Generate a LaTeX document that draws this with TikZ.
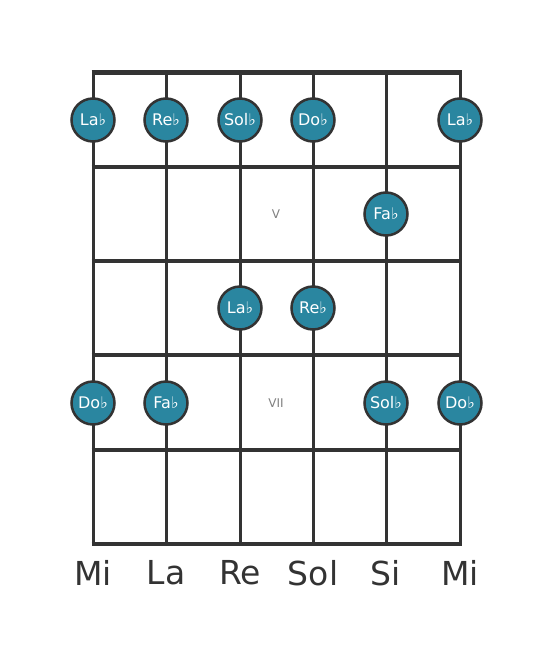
\documentclass[tikz,border=0pt]{standalone}
\usepackage{fontspec}
\setmainfont{DejaVu Sans}
\usepackage{xcolor}
\definecolor{notefill}{HTML}{2A86A0}
\definecolor{linedark}{HTML}{333333}
\tikzset{
  note/.style={circle, draw=linedark, line width=2.5pt, fill=notefill,
    minimum size=43pt, inner sep=0pt, text=white, font=\fontsize{16}{16}\selectfont},
  fretno/.style={text=gray, font=\fontsize{12}{12}\selectfont},
  strname/.style={text=linedark, font=\fontsize{33}{33}\selectfont}
}
\begin{document}
\begin{tikzpicture}[x=1pt, y=-1pt]
      \useasboundingbox (0,0) rectangle (553,656);
      % strings
      \foreach \sx in {93,166,240,313,386,460}
        \draw[linedark, line width=3pt] (\sx,72) -- (\sx,544);
      % frets
      \foreach \fy in {167,261,355,450,544}
        \draw[linedark, line width=4pt] (91.5,\fy) -- (461.5,\fy);
      \draw[linedark, line width=5pt] (91.5,72) -- (461.5,72);
      \node[fretno] (five) at (276,214) {V};
      \node[fretno] (seven) at (276,403) {VII};
      % notes
      \node[note] (n1) at (93,120) {La♭};
      \node[note] (n2) at (166,120) {Re♭};
      \node[note] (n3) at (240,120) {Sol♭};
      \node[note] (n4) at (313,120) {Do♭};
      \node[note] (n5) at (460,120) {La♭};
      \node[note] (n6) at (386,214) {Fa♭};
      \node[note] (n7) at (240,308) {La♭};
      \node[note] (n8) at (313,308) {Re♭};
      \node[note] (n9) at (93,403) {Do♭};
      \node[note] (n10) at (166,403) {Fa♭};
      \node[note] (n11) at (386,403) {Sol♭};
      \node[note] (n12) at (460,403) {Do♭};
      % open strings
      \node[strname] (s1) at (93,573) {Mi};
      \node[strname] (s2) at (166,573) {La};
      \node[strname] (s3) at (240,573) {Re};
      \node[strname] (s4) at (313,573) {Sol};
      \node[strname] (s5) at (386,573) {Si};
      \node[strname] (s6) at (460,573) {Mi};
\end{tikzpicture}
\end{document}
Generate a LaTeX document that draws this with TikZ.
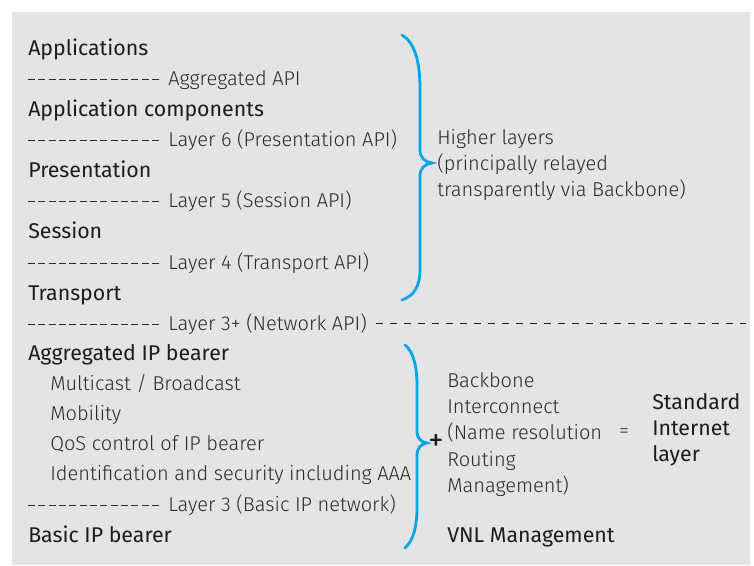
\documentclass[tikz,border=0pt]{standalone}
\usepackage{fontspec}
\newfontfamily\ltf{Fira Sans Light}
\newfontfamily\hdf{Fira Sans}
\definecolor{bggray}{HTML}{E3E4E6}
\definecolor{txt}{HTML}{2A2A2A}
\definecolor{hdtxt}{HTML}{1C1C1C}
\definecolor{braceblue}{HTML}{00A6E2}
\tikzset{
  hd/.style={font=\hdf\fontsize{16}{19}\selectfont, text=hdtxt, anchor=base west, inner sep=0pt},
  lt/.style={font=\ltf\fontsize{15}{18}\selectfont, text=txt, anchor=base west, inner sep=0pt},
  sepline/.style={draw=txt, line width=0.65pt, dash pattern=on 5.25pt off 2.5pt},
  bigdash/.style={draw=hdtxt, line width=1.4pt, dash pattern=on 5.6pt off 4.9pt},
  bracepath/.style={draw=braceblue, line width=2.1pt, line cap=round}
}
\begin{document}
\begin{tikzpicture}[x=0.75pt,y=-0.75pt]
\useasboundingbox (0,0) rectangle (754,565);
\fill[white] (0,0) rectangle (754,565);
\fill[bggray] (12,12) rectangle (750,565);

% left column
\node[hd] (app) at (28,55) {Applications};
\draw[sepline] (28,79.5) -- (160,79.5);
\node[lt] (aggapi) at (168,85) {Aggregated API};
\node[hd] (appc) at (28,116) {Application components};
\draw[sepline] (28,140.5) -- (160,140.5);
\node[lt] (l6) at (168,146) {Layer 6 (Presentation API)};
\node[hd] (pres) at (28,177) {Presentation};
\draw[sepline] (28,201.5) -- (160,201.5);
\node[lt] (l5) at (168,207) {Layer 5 (Session API)};
\node[hd] (sess) at (28,238) {Session};
\draw[sepline] (28,263.5) -- (160,263.5);
\node[lt] (l4) at (168,269) {Layer 4 (Transport API)};
\node[hd] (trans) at (28,300) {Transport};
\draw[sepline] (28,324.5) -- (160,324.5);
\node[lt] (l3p) at (168,330) {Layer 3+ (Network API)};
\draw[bigdash] (376,323.5) -- (746,323.5);
\node[hd] (aggip) at (28,360) {Aggregated IP bearer};
\node[lt] (mc) at (50,390) {Multicast / Broadcast};
\node[lt] (mob) at (50,420) {Mobility};
\node[lt] (qos) at (50,450) {QoS control of IP bearer};
\node[lt] (ident) at (50,480) {Identification and security including AAA};
\draw[sepline] (28,505.5) -- (160,505.5);
\node[lt] (l3) at (168,511) {Layer 3 (Basic IP network)};
\node[hd] (basic) at (28,542) {Basic IP bearer};

% upper brace
\draw[bracepath] (402,35) .. controls (414,42) and (420,60) .. (420,88)
  -- (420,150) .. controls (420,158) and (425,162) .. (432,163)
  .. controls (425,164) and (420,168) .. (420,176)
  -- (420,270) .. controls (420,286) and (414,296) .. (402,300);
\node[lt] (hl1) at (437,144) {Higher layers};
\node[lt] (hl2) at (437,170) {(principally relayed};
\node[lt] (hl3) at (437,196) {transparently via Backbone)};

% lower brace
\draw[bracepath] (405,345) .. controls (414,352) and (417,368) .. (417,386)
  -- (417,432) .. controls (417,438) and (421,442) .. (427,443)
  .. controls (421,444) and (417,448) .. (417,455)
  -- (417,507) .. controls (417,525) and (414,540) .. (405,548);
\node[font=\hdf\fontsize{23}{23}\selectfont, text=hdtxt, inner sep=0pt] (plus) at (436,443) {+};
\node[lt] (bb1) at (447,387) {Backbone};
\node[lt] (bb2) at (447,413) {Interconnect};
\node[lt] (bb3) at (447,439) {(Name resolution};
\node[lt] (bb4) at (447,466) {Routing};
\node[lt] (bb5) at (447,492) {Management)};
\node[lt, anchor=center] (eq) at (624,433) {=};
\node[hd] (std1) at (652,409) {Standard};
\node[hd] (std2) at (652,435) {Internet};
\node[hd] (std3) at (652,461) {layer};
\node[hd] (vnl) at (447,542) {VNL Management};
\end{tikzpicture}
\end{document}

• Your goal: Every record above must be given again exactly; drop the pictures.

• Result:
Generate a LaTeX document that draws this with TikZ.
\documentclass[tikz,border=0pt]{standalone}
\usepackage{fontspec}
\setmainfont{DejaVu Sans}
\usepackage{xcolor}
\definecolor{notefill}{HTML}{2A86A0}
\definecolor{linedark}{HTML}{333333}
\tikzset{
  note/.style={circle, draw=linedark, line width=2.5pt, fill=notefill,
    minimum size=43pt, inner sep=0pt, text=white, font=\fontsize{16}{16}\selectfont},
  fretno/.style={text=gray, font=\fontsize{12}{12}\selectfont},
  strname/.style={text=linedark, font=\fontsize{33}{33}\selectfont}
}
\begin{document}
\begin{tikzpicture}[x=1pt, y=-1pt]
      \useasboundingbox (0,0) rectangle (553,656);
      % strings
      \foreach \sx in {93,166,240,313,386,460}
        \draw[linedark, line width=3pt] (\sx,72) -- (\sx,544);
      % frets
      \foreach \fy in {167,261,355,450,544}
        \draw[linedark, line width=4pt] (91.5,\fy) -- (461.5,\fy);
      \draw[linedark, line width=5pt] (91.5,72) -- (461.5,72);
      \node[fretno] (five) at (276,214) {V};
      \node[fretno] (seven) at (276,403) {VII};
      % notes
      \node[note] (n1) at (93,120) {La♭};
      \node[note] (n2) at (166,120) {Re♭};
      \node[note] (n3) at (240,120) {Sol♭};
      \node[note] (n4) at (313,120) {Do♭};
      \node[note] (n5) at (460,120) {La♭};
      \node[note] (n6) at (386,214) {Fa♭};
      \node[note] (n7) at (240,308) {La♭};
      \node[note] (n8) at (313,308) {Re♭};
      \node[note] (n9) at (93,403) {Do♭};
      \node[note] (n10) at (166,403) {Fa♭};
      \node[note] (n11) at (386,403) {Sol♭};
      \node[note] (n12) at (460,403) {Do♭};
      % open strings
      \node[strname] (s1) at (93,573) {Mi};
      \node[strname] (s2) at (166,573) {La};
      \node[strname] (s3) at (240,573) {Re};
      \node[strname] (s4) at (313,573) {Sol};
      \node[strname] (s5) at (386,573) {Si};
      \node[strname] (s6) at (460,573) {Mi};
\end{tikzpicture}
\end{document}
Generate a LaTeX document that draws this with TikZ.
\documentclass[tikz,border=0pt]{standalone}
\usepackage{fontspec}
\newfontfamily\ltf{Fira Sans Light}
\newfontfamily\hdf{Fira Sans}
\definecolor{bggray}{HTML}{E3E4E6}
\definecolor{txt}{HTML}{2A2A2A}
\definecolor{hdtxt}{HTML}{1C1C1C}
\definecolor{braceblue}{HTML}{00A6E2}
\tikzset{
  hd/.style={font=\hdf\fontsize{16}{19}\selectfont, text=hdtxt, anchor=base west, inner sep=0pt},
  lt/.style={font=\ltf\fontsize{15}{18}\selectfont, text=txt, anchor=base west, inner sep=0pt},
  sepline/.style={draw=txt, line width=0.65pt, dash pattern=on 5.25pt off 2.5pt},
  bigdash/.style={draw=hdtxt, line width=1.4pt, dash pattern=on 5.6pt off 4.9pt},
  bracepath/.style={draw=braceblue, line width=2.1pt, line cap=round}
}
\begin{document}
\begin{tikzpicture}[x=0.75pt,y=-0.75pt]
\useasboundingbox (0,0) rectangle (754,565);
\fill[white] (0,0) rectangle (754,565);
\fill[bggray] (12,12) rectangle (750,565);

% left column
\node[hd] (app) at (28,55) {Applications};
\draw[sepline] (28,79.5) -- (160,79.5);
\node[lt] (aggapi) at (168,85) {Aggregated API};
\node[hd] (appc) at (28,116) {Application components};
\draw[sepline] (28,140.5) -- (160,140.5);
\node[lt] (l6) at (168,146) {Layer 6 (Presentation API)};
\node[hd] (pres) at (28,177) {Presentation};
\draw[sepline] (28,201.5) -- (160,201.5);
\node[lt] (l5) at (168,207) {Layer 5 (Session API)};
\node[hd] (sess) at (28,238) {Session};
\draw[sepline] (28,263.5) -- (160,263.5);
\node[lt] (l4) at (168,269) {Layer 4 (Transport API)};
\node[hd] (trans) at (28,300) {Transport};
\draw[sepline] (28,324.5) -- (160,324.5);
\node[lt] (l3p) at (168,330) {Layer 3+ (Network API)};
\draw[bigdash] (376,323.5) -- (746,323.5);
\node[hd] (aggip) at (28,360) {Aggregated IP bearer};
\node[lt] (mc) at (50,390) {Multicast / Broadcast};
\node[lt] (mob) at (50,420) {Mobility};
\node[lt] (qos) at (50,450) {QoS control of IP bearer};
\node[lt] (ident) at (50,480) {Identification and security including AAA};
\draw[sepline] (28,505.5) -- (160,505.5);
\node[lt] (l3) at (168,511) {Layer 3 (Basic IP network)};
\node[hd] (basic) at (28,542) {Basic IP bearer};

% upper brace
\draw[bracepath] (402,35) .. controls (414,42) and (420,60) .. (420,88)
  -- (420,150) .. controls (420,158) and (425,162) .. (432,163)
  .. controls (425,164) and (420,168) .. (420,176)
  -- (420,270) .. controls (420,286) and (414,296) .. (402,300);
\node[lt] (hl1) at (437,144) {Higher layers};
\node[lt] (hl2) at (437,170) {(principally relayed};
\node[lt] (hl3) at (437,196) {transparently via Backbone)};

% lower brace
\draw[bracepath] (405,345) .. controls (414,352) and (417,368) .. (417,386)
  -- (417,432) .. controls (417,438) and (421,442) .. (427,443)
  .. controls (421,444) and (417,448) .. (417,455)
  -- (417,507) .. controls (417,525) and (414,540) .. (405,548);
\node[font=\hdf\fontsize{23}{23}\selectfont, text=hdtxt, inner sep=0pt] (plus) at (436,443) {+};
\node[lt] (bb1) at (447,387) {Backbone};
\node[lt] (bb2) at (447,413) {Interconnect};
\node[lt] (bb3) at (447,439) {(Name resolution};
\node[lt] (bb4) at (447,466) {Routing};
\node[lt] (bb5) at (447,492) {Management)};
\node[lt, anchor=center] (eq) at (624,433) {=};
\node[hd] (std1) at (652,409) {Standard};
\node[hd] (std2) at (652,435) {Internet};
\node[hd] (std3) at (652,461) {layer};
\node[hd] (vnl) at (447,542) {VNL Management};
\end{tikzpicture}
\end{document}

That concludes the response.